Ein weiteres Problem ist die hohe Fluktuationsrate in Callcentern: Sie beträgt laut dem Global Contact Centre Benchmarking Report über 20%. «Um die Mitarbeitenden zu halten, sollte der Taylorismus in den Callcentern aufgebrochen werden», fordert Raetzo. Analog zu den Industriebetrieben im 19. Jahrhundert soll seines Erachtens die zwar effiziente, aber extrem ermüdende Arbeitsteilung wieder rückgängig gemacht werden. Das kann etwa bedeuten, dass ein Agent nicht bloss Neuanmeldungen abwickelt, sondern den umfassenden Prozess von der Anmeldung, über einfache Funktionalitätsfragen bis zur Rechnungsstellung bearbeitet. Einigen Banken und Versicherer handhaben dies bereits so. «Ein solches Modell hat aber auch zur Folge, dass ein Mitarbeiter bis zu drei Monate Ausbildung benötigt, bevor er ans Telefon gelassen werden kann», warnt Raetzo.
Die Agenten sollten zudem nicht bloss am Telefon sitzen, sondern auch einen Ausgleich zur psychisch belastenden Arbeit haben. Verschiedene Grossunternehmen nutzen dazu Tätigkeiten im Backofficebereich. Hilfreich ist es laut Raetzo zudem, die Callcenter-Mitarbeitenden auch in Prozesse wie Qualitätsmanagement oder bei Optimierungsprojekten einzusetzen.
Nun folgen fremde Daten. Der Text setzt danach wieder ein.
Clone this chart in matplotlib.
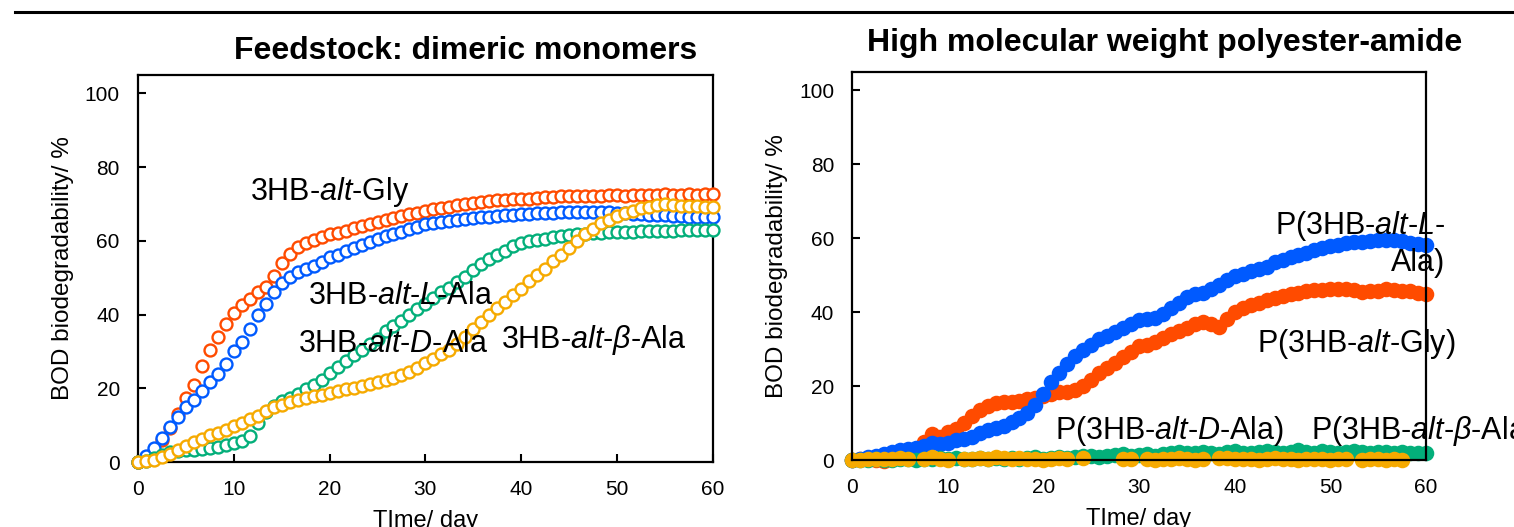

Ausserdem kann die Aussicht auf eine Fachkarriere die Tätigkeit am Telefon aufwerten. Auch ein Ermessensspielraum bei der Abwicklung der Fälle erhöht die Arbeitsmotivation; beispielsweise die Möglichkeit, erbosten Kunden Minuten gutzuschreiben.
Ein Problem ist auch die Isolation der Callcenter-Mitarbeitenden vom Betrieb. So haben bloss 26% der Agenten das Gefühl, Teil der Unternehmenskultur zu sein. Besonders schwierig ist die Identifikationsfindung bei den outgesourcten Callcentern. Doch auch hier gibt es Lösungen: So ist das Callcenter von Orange nicht nur mit orangen Möbeln ausgestattet, sondern Mitarbeitende von Orange werden auch beim Coaching und Qualitätsmanagement des Callcenters eingesetzt.